- Country: Sri Lanka
- Law status: Discriminatory law in force
- Law Type: Inheritance and Property
Sex discrimination in economic status laws restricts women from being economically independent, limiting access to inheritance and property ownership as well as to employment opportunities, thereby reinforcing gender stereotypes and roles.
Laws which restrict the right of married women to own and dispose of their property freely restrict their economic independence.
The Law:
Section 6 of Sri Lanka’s Matrimonial Rights and Inheritance Ordinance (Jaffna), Ordinance No. 1 of 1911 restricts a married woman from disposing of and dealing with her own immovable property, such as land, without the written consent or her husband.
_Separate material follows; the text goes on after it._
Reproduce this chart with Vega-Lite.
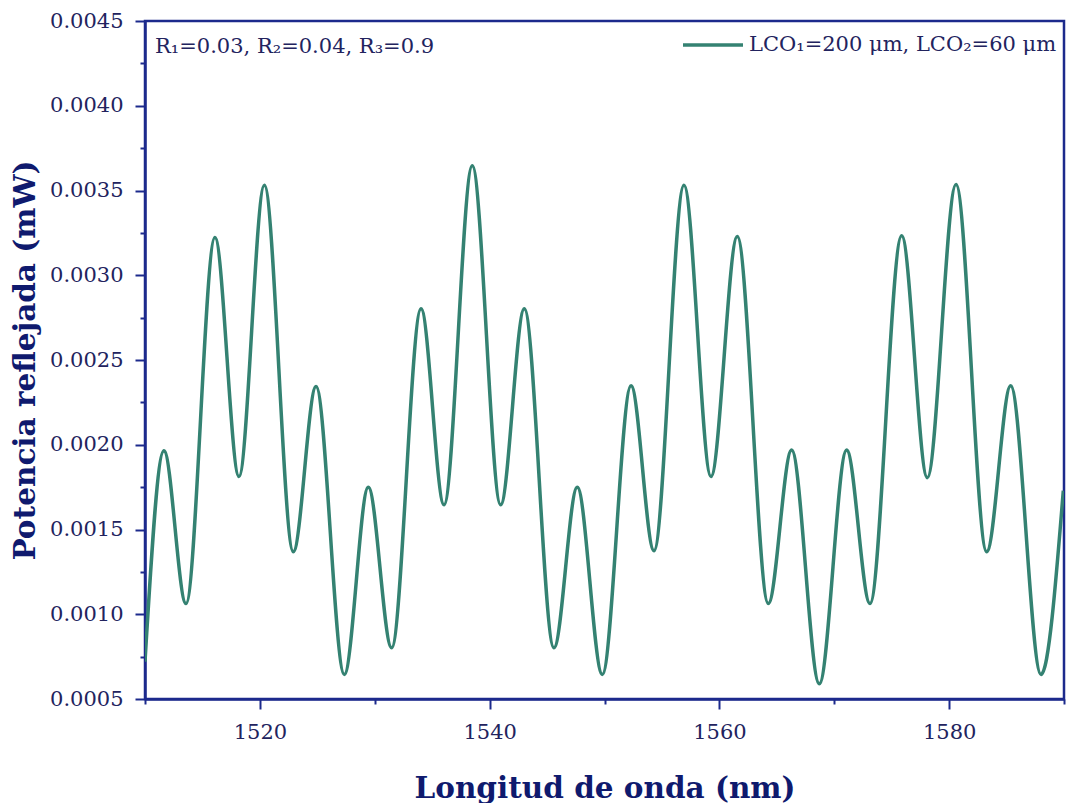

Section 6. All movable or immovable property to which any woman married after the commencement of this Ordinance may be entitled at the time of her marriage, or which she may during the subsistence of the marriage acquire or become entitled to by way of gift or inheritance or by conversion of any property to which she may have been so entitled or which she may so acquire or become entitled to, shall, subject and without prejudice to the trusts of any will or settlement affecting the same, belong to the woman for her separate estate …..Such woman shall, subject and without prejudice to any such trusts as aforesaid, have as full power of disposing of and dealing with such property by any lawful act inter vivos without the consent of the husband in case of movables, or with his written consent in the case of immovables, but not otherwise, or by last will without consent, as if she were unmarried.
Note: The provisions of the Matrimonial Rights and Inheritance Ordinance (Jaffna), included the discriminatory section 6 highlighted above apply only to the Tamil community to whom the customary Tesawalamai law applies.
Article 12 of the Constitution of Sri Lanka: (1) All persons are equal before the law and are entitled to the equal protection of the law. (2) No citizen shall be discriminated against on the grounds of race, religion, language, caste, sex, political opinion, place of birth or any one of such grounds.
However, the equality guarantee in Article 12 does not apply to the Matrimonial Rights and Inheritance Ordinance due to Article 16 of the Constitution: (1) All existing written law and unwritten law shall be valid and operative notwithstanding any inconsistency with the preceding provisions of this Chapter (which includes Article 12), as the Ordinance came into effect before the Constitution.